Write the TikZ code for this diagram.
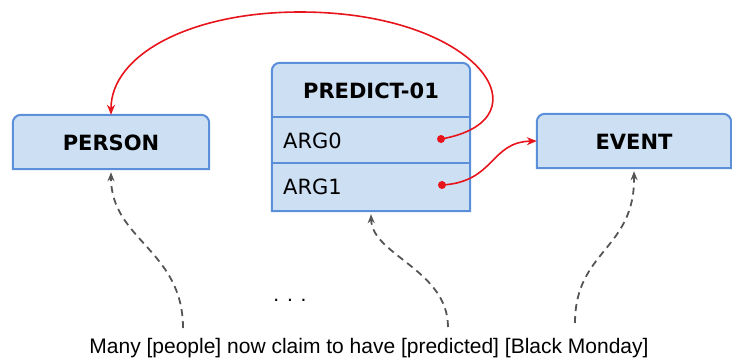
\documentclass[tikz,border=0pt]{standalone}
\usepackage{fontspec}
\setmainfont{Liberation Sans}
\newfontfamily\labelfont{DejaVu Sans}
\usetikzlibrary{arrows.meta}

\definecolor{boxfill}{HTML}{CDDFF3}
\definecolor{boxline}{HTML}{5B8FD9}
\definecolor{linkred}{HTML}{E8141C}
\definecolor{anchorgray}{HTML}{555555}

\tikzset{
  x=1pt, y=-1pt,
  boxlabel/.style={font=\labelfont\bfseries\fontsize{21}{25}\selectfont, text=black, inner sep=0pt},
  rowlabel/.style={font=\labelfont\fontsize{21}{25}\selectfont, text=black, inner sep=0pt, anchor=west},
  frame/.style={minimum width=#1, minimum height=54pt, inner sep=0pt},
  outline/.style={fill=boxfill, draw=boxline, line width=2pt},
  shade/.style={fill=black!45, opacity=0.5},
  reddot/.style={circle, fill=linkred, inner sep=0pt, minimum size=8pt},
  rolelink/.style={draw=linkred, line width=1.6pt, -{Stealth[length=10pt, width=8pt]}},
  anchorlink/.style={draw=anchorgray, line width=1.8pt, dash pattern=on 7pt off 5pt,
    -{Stealth[length=9pt, width=7pt, open]}},
  sentence/.style={font=\fontsize{21}{25}\selectfont, inner sep=0pt, anchor=base}
}

% outline of a rectangular node with rounded top corners only
\newcommand{\topround}[2]{% #1 style, #2 node name
  \path[#1] (#2.south west) -- ([yshift=-8pt]#2.north west)
    .. controls ([yshift=-3.6pt]#2.north west) and ([xshift=3.6pt]#2.north west) .. ([xshift=8pt]#2.north west)
    -- ([xshift=-8pt]#2.north east)
    .. controls ([xshift=-3.6pt]#2.north east) and ([yshift=-3.6pt]#2.north east) .. ([yshift=-8pt]#2.north east)
    -- (#2.south east) -- cycle;}

\begin{document}
\begin{tikzpicture}
\useasboundingbox (0,0) rectangle (732,357);

% frames (invisible) carrying the geometry
\node[frame=196pt] (person) at (111,142) {};
\node[frame=194pt] (event) at (634,141) {};
\node[minimum width=198pt, minimum height=148pt, inner sep=0pt] (predict) at (371,137) {};
\coordinate (row0top) at (272,117);
\coordinate (row1top) at (272,163);

% shadows
\begin{scope}[xshift=3pt, yshift=-3pt]
  \topround{shade}{person}
  \topround{shade}{predict}
  \topround{shade}{event}
\end{scope}

% boxes
\topround{outline}{person}
\topround{outline}{predict}
\topround{outline}{event}
\draw[boxline, line width=2pt] (row0top) -- (row0top -| predict.east);
\draw[boxline, line width=2pt] (row1top) -- (row1top -| predict.east);

% labels
\node[boxlabel] (personlbl) at ([yshift=-1pt]person.center) {PERSON};
\node[boxlabel] (eventlbl) at ([yshift=-1pt]event.center) {EVENT};
\node[boxlabel] (predlbl) at (371,91) {PREDICT-01};
\node[rowlabel] (arg0) at (283,141) {ARG0};
\node[rowlabel] (arg1) at (283,187) {ARG1};

% role links
\node[reddot] (dot0) at (441,139) {};
\node[reddot] (dot1) at (442,185) {};
\coordinate (arctop) at (300,12);
\draw[rolelink] (dot0.center) .. controls (550,120) and (480,12) .. (arctop)
  .. controls (190,12) and (111,55) .. (person.north);
\draw[rolelink] (dot1.center) .. controls (495,182) and (490,142) .. (event.west);

% sentence and anchors
\node[sentence] (sent) at (369,353) {Many [people] now claim to have [predicted] [Black Monday]};
\node[font=\fontsize{21}{25}\selectfont, inner sep=0pt] (dots) at (290,300) {. . .};
\coordinate (wpeople) at (183,328);
\coordinate (wpredicted) at (448,327);
\coordinate (wblack) at (575,323);
\draw[anchorlink] (wpeople) .. controls (183,250) and (111,240) .. ([yshift=-3pt]person.south);
\draw[anchorlink] (wpredicted) .. controls (448,270) and (372,255) .. ([yshift=-3pt]predict.south);
\draw[anchorlink] (wblack) .. controls (575,250) and (635,250) .. ([yshift=-3pt]event.south);
\end{tikzpicture}
\end{document}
▬▬▬▬▬▬
Task instructions. Your task is to reproduce exactly the lines from the start of the data above through the line containing "-- (#2.south east)", leaving every picture out.

Answer to this task.
Write the TikZ code for this diagram.
\documentclass[tikz,border=0pt]{standalone}
\usepackage{fontspec}
\setmainfont{Liberation Sans}
\newfontfamily\labelfont{DejaVu Sans}
\usetikzlibrary{arrows.meta}

\definecolor{boxfill}{HTML}{CDDFF3}
\definecolor{boxline}{HTML}{5B8FD9}
\definecolor{linkred}{HTML}{E8141C}
\definecolor{anchorgray}{HTML}{555555}

\tikzset{
  x=1pt, y=-1pt,
  boxlabel/.style={font=\labelfont\bfseries\fontsize{21}{25}\selectfont, text=black, inner sep=0pt},
  rowlabel/.style={font=\labelfont\fontsize{21}{25}\selectfont, text=black, inner sep=0pt, anchor=west},
  frame/.style={minimum width=#1, minimum height=54pt, inner sep=0pt},
  outline/.style={fill=boxfill, draw=boxline, line width=2pt},
  shade/.style={fill=black!45, opacity=0.5},
  reddot/.style={circle, fill=linkred, inner sep=0pt, minimum size=8pt},
  rolelink/.style={draw=linkred, line width=1.6pt, -{Stealth[length=10pt, width=8pt]}},
  anchorlink/.style={draw=anchorgray, line width=1.8pt, dash pattern=on 7pt off 5pt,
    -{Stealth[length=9pt, width=7pt, open]}},
  sentence/.style={font=\fontsize{21}{25}\selectfont, inner sep=0pt, anchor=base}
}

% outline of a rectangular node with rounded top corners only
\newcommand{\topround}[2]{% #1 style, #2 node name
  \path[#1] (#2.south west) -- ([yshift=-8pt]#2.north west)
    .. controls ([yshift=-3.6pt]#2.north west) and ([xshift=3.6pt]#2.north west) .. ([xshift=8pt]#2.north west)
    -- ([xshift=-8pt]#2.north east)
    .. controls ([xshift=-3.6pt]#2.north east) and ([yshift=-3.6pt]#2.north east) .. ([yshift=-8pt]#2.north east)
    -- (#2.south east) -- cycle;}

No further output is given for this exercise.